#### [Available data]
_ _ _ _

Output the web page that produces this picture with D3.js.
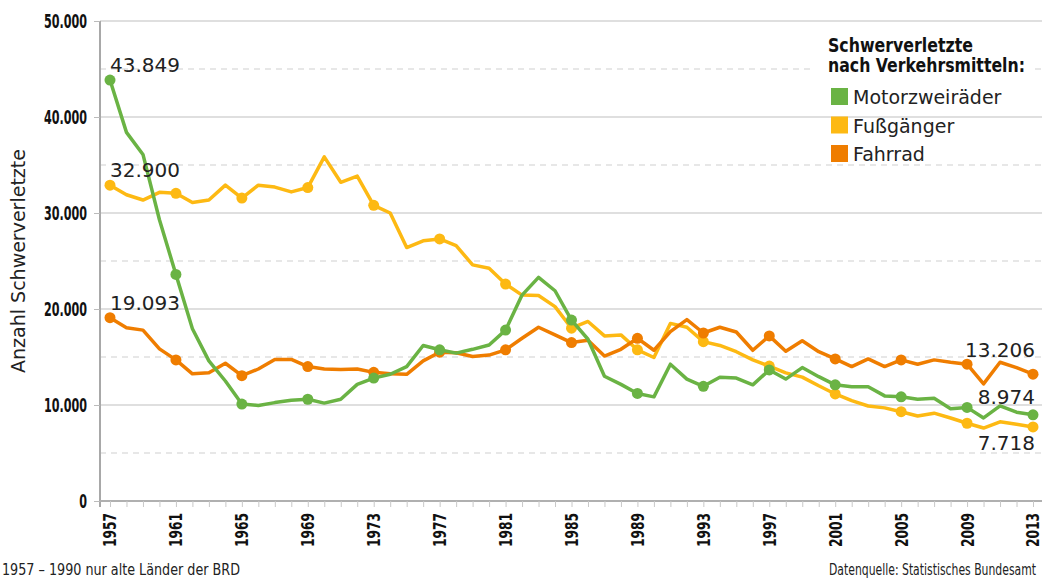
<!DOCTYPE html>
<html>
<head>
<meta charset="utf-8">
<script src="https://cdn.jsdelivr.net/npm/d3@7/dist/d3.min.js"></script>
<style>
  body { margin: 0; background: #fff; }
  .cond { font-family: "DejaVu Sans Condensed", "DejaVu Sans", sans-serif; }
  .plain { font-family: "DejaVu Sans", sans-serif; }
</style>
</head>
<body>
<div class="chart"></div>
<script>
const years = d3.range(1957, 2014);

const motorzweiraeder = [43849, 38400, 36100, 29300, 23600, 17950, 14600, 12500, 10100, 9950,
  10250, 10500, 10600, 10200, 10600, 12150, 12800, 13200, 14000, 16200,
  15750, 15400, 15800, 16250, 17800, 21450, 23300, 21900, 18850, 16850,
  13000, 12150, 11200, 10850, 14250, 12700, 11950, 12900, 12800, 12100,
  13650, 12700, 13900, 12950, 12100, 11900, 11900, 10950, 10850, 10600,
  10700, 9600, 9750, 8650, 9900, 9250, 8974];

const fussgaenger = [32900, 31900, 31350, 32150, 32050, 31100, 31350, 32900, 31550, 32900,
  32700, 32200, 32650, 35850, 33200, 33850, 30800, 30000, 26400, 27100,
  27300, 26600, 24600, 24250, 22600, 21450, 21400, 20250, 18000, 18700,
  17200, 17300, 15750, 14950, 18500, 18100, 16600, 16200, 15550, 14700,
  14050, 13350, 12900, 12000, 11150, 10450, 9900, 9700, 9300, 8850,
  9150, 8650, 8100, 7600, 8250, 8000, 7718];

const fahrrad = [19093, 18050, 17800, 15850, 14700, 13250, 13350, 14350, 13050, 13750,
  14750, 14750, 14000, 13750, 13700, 13750, 13400, 13250, 13200, 14600,
  15500, 15450, 15050, 15200, 15750, 16950, 18100, 17300, 16500, 16750,
  15100, 15800, 16950, 15700, 17650, 18900, 17500, 18100, 17600, 15700,
  17200, 15600, 16700, 15550, 14800, 14000, 14800, 14000, 14700, 14250,
  14700, 14450, 14250, 12200, 14450, 13900, 13206];

const seriesNames = ['Motorzweiräder', 'Fußgänger', 'Fahrrad'];
const yTickValues = [0, 10000, 20000, 30000, 40000, 50000];
const yDashValues = [5000, 15000, 25000, 35000, 45000];
const xLabelYears = d3.range(1957, 2014, 4);

const colors = { 'Motorzweiräder': '#6ab344', 'Fußgänger': '#fdb913', 'Fahrrad': '#ef7d00' };
const series = [
  { name: 'Fußgänger', values: fussgaenger },
  { name: 'Fahrrad', values: fahrrad },
  { name: 'Motorzweiräder', values: motorzweiraeder }
];

const W = 1042, H = 579;
const svg = d3.select('.chart').append('svg')
  .attr('width', W)
  .attr('height', H);

const xScale = d3.scaleLinear().domain([1957, 2013]).range([110, 1033]);
const yScale = d3.scaleLinear().domain([0, 50000]).range([501, 21]);
const fmt = d => d3.format(',')(d).replace(/,/g, '.');

// squeeze text horizontally (condensed look)
function squeeze(sel, factor) {
  sel.each(function () {
    const len = this.getComputedTextLength();
    if (len > 0) d3.select(this).attr('textLength', len * factor).attr('lengthAdjust', 'spacingAndGlyphs');
  });
}

// grid lines------------------------------
svg.selectAll('.grid-line')
  .data(yTickValues.slice(1))
  .enter().append('line')
  .attr('x1', 100).attr('x2', W)
  .attr('y1', d => yScale(d)).attr('y2', d => yScale(d))
  .attr('stroke', '#d4d4d4').attr('stroke-width', 1.5);

svg.selectAll('.dash-line')
  .data(yDashValues)
  .enter().append('line')
  .attr('x1', 100).attr('x2', W)
  .attr('y1', d => yScale(d)).attr('y2', d => yScale(d))
  .attr('stroke', '#d0d0d0').attr('stroke-width', 1.2)
  .attr('stroke-dasharray', '6,5');

// Y axis----------------------------------
const yAxis = svg.append('g')
  .attr('transform', 'translate(100,0)')
  .call(d3.axisLeft(yScale).tickValues(yTickValues).tickFormat(fmt).tickSize(6).tickPadding(7));
yAxis.select('.domain').attr('stroke', '#a8a8a8').attr('stroke-width', 2)
  .attr('d', `M0,${yScale(50000)}V${yScale(0) + 6}`);
yAxis.selectAll('line').attr('stroke', '#bbb');
yAxis.selectAll('text')
  .attr('class', 'cond')
  .attr('font-size', 20).attr('font-weight', 'bold').attr('fill', '#111')
  .call(squeeze, 0.62);

// X axis----------------------------------
const xAxis = svg.append('g')
  .attr('transform', `translate(0,${yScale(0)})`)
  .call(d3.axisBottom(xScale).tickValues(years).tickFormat(d => xLabelYears.includes(d) ? d : '').tickSize(6));
xAxis.select('.domain').attr('stroke', '#b0b0b0').attr('stroke-width', 2)
  .attr('d', `M100,0H${W}`);
xAxis.selectAll('line').attr('stroke', '#c8c8c8');
xAxis.selectAll('text')
  .attr('class', 'cond')
  .attr('font-size', 17).attr('font-weight', 'bold').attr('fill', '#111')
  .attr('transform', 'rotate(-90)')
  .attr('text-anchor', 'end')
  .attr('x', -12).attr('y', 0).attr('dy', '0.35em')
  .call(squeeze, 0.8);

// lines-----------------------------------
const line = d3.line()
  .x((d, i) => xScale(years[i]))
  .y(d => yScale(d));

series.forEach(s => {
  svg.append('path')
    .datum(s.values)
    .attr('fill', 'none')
    .attr('stroke', colors[s.name])
    .attr('stroke-width', 3.5)
    .attr('stroke-linejoin', 'round')
    .attr('d', line);
  svg.selectAll(null)
    .data(years.filter(y => xLabelYears.includes(y)))
    .enter().append('circle')
    .attr('cx', d => xScale(d))
    .attr('cy', d => yScale(s.values[d - 1957]))
    .attr('r', 5.5)
    .attr('fill', colors[s.name]);
});

// value labels----------------------------
const first = [motorzweiraeder[0], fussgaenger[0], fahrrad[0]];
svg.selectAll('.first-label')
  .data(first)
  .enter().append('text')
  .attr('class', 'plain')
  .attr('x', 110)
  .attr('y', d => yScale(d) - 8)
  .attr('font-size', 20)
  .attr('fill', '#222')
  .text(fmt);

const last = [fahrrad[56], motorzweiraeder[56], fussgaenger[56]];
const lastOffset = [-17, -11, 23];
svg.selectAll('.last-label')
  .data(last)
  .enter().append('text')
  .attr('class', 'plain')
  .attr('x', 1035)
  .attr('y', (d, i) => yScale(d) + lastOffset[i])
  .attr('text-anchor', 'end')
  .attr('font-size', 20)
  .attr('fill', '#222')
  .text(fmt);

// Y axis label
svg.append('text')
  .attr('class', 'plain')
  .attr('transform', 'rotate(-90)')
  .attr('x', -261)
  .attr('y', 25)
  .attr('text-anchor', 'middle')
  .attr('font-size', 19)
  .attr('fill', '#222')
  .text('Anzahl Schwerverletzte');

// legend----------------------------------
const legend = svg.append('g');
legend.append('rect')
  .attr('x', 810).attr('y', 30).attr('width', 222).attr('height', 46)
  .attr('fill', '#fff');
legend.selectAll('.legend-title')
  .data([['Schwerverletzte', 145], ['nach Verkehrsmitteln:', 197]])
  .enter().append('text')
  .attr('class', 'cond')
  .attr('x', 828).attr('y', (d, i) => 52 + i * 20)
  .attr('font-size', 19).attr('font-weight', 'bold').attr('fill', '#111')
  .attr('textLength', d => d[1]).attr('lengthAdjust', 'spacingAndGlyphs')
  .text(d => d[0]);

const items = legend.selectAll('.item')
  .data(seriesNames)
  .enter().append('g')
  .attr('transform', (d, i) => `translate(831,${88 + i * 28.5})`);
items.append('rect')
  .attr('width', 17).attr('height', 17)
  .attr('fill', d => colors[d]);
items.append('text')
  .attr('class', 'plain')
  .attr('x', 22).attr('y', 16)
  .attr('font-size', 19).attr('fill', '#222')
  .text(d => d);

// footer
svg.append('text')
  .attr('class', 'cond')
  .attr('x', 2).attr('y', 575)
  .attr('font-size', 15).attr('fill', '#222')
  .attr('textLength', 238).attr('lengthAdjust', 'spacingAndGlyphs')
  .text('1957 – 1990 nur alte Länder der BRD');
svg.append('text')
  .attr('class', 'cond')
  .attr('x', 1036).attr('y', 575)
  .attr('text-anchor', 'end')
  .attr('font-size', 15).attr('fill', '#222')
  .attr('textLength', 207).attr('lengthAdjust', 'spacingAndGlyphs')
  .text('Datenquelle: Statistisches Bundesamt');
</script>
</body>
</html>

_ _ _ _

#### [What you will do]
The lines from the top of the data above through the one holding "9150, 8650, 8100, 7600, 8250, 8000, 7718];" are to be repeated exactly, and only those, with no pictures.

#### [Final result]
Output the web page that produces this picture with D3.js.
<!DOCTYPE html>
<html>
<head>
<meta charset="utf-8">
<script src="https://cdn.jsdelivr.net/npm/d3@7/dist/d3.min.js"></script>
<style>
  body { margin: 0; background: #fff; }
  .cond { font-family: "DejaVu Sans Condensed", "DejaVu Sans", sans-serif; }
  .plain { font-family: "DejaVu Sans", sans-serif; }
</style>
</head>
<body>
<div class="chart"></div>
<script>
const years = d3.range(1957, 2014);

const motorzweiraeder = [43849, 38400, 36100, 29300, 23600, 17950, 14600, 12500, 10100, 9950,
  10250, 10500, 10600, 10200, 10600, 12150, 12800, 13200, 14000, 16200,
  15750, 15400, 15800, 16250, 17800, 21450, 23300, 21900, 18850, 16850,
  13000, 12150, 11200, 10850, 14250, 12700, 11950, 12900, 12800, 12100,
  13650, 12700, 13900, 12950, 12100, 11900, 11900, 10950, 10850, 10600,
  10700, 9600, 9750, 8650, 9900, 9250, 8974];

const fussgaenger = [32900, 31900, 31350, 32150, 32050, 31100, 31350, 32900, 31550, 32900,
  32700, 32200, 32650, 35850, 33200, 33850, 30800, 30000, 26400, 27100,
  27300, 26600, 24600, 24250, 22600, 21450, 21400, 20250, 18000, 18700,
  17200, 17300, 15750, 14950, 18500, 18100, 16600, 16200, 15550, 14700,
  14050, 13350, 12900, 12000, 11150, 10450, 9900, 9700, 9300, 8850,
  9150, 8650, 8100, 7600, 8250, 8000, 7718];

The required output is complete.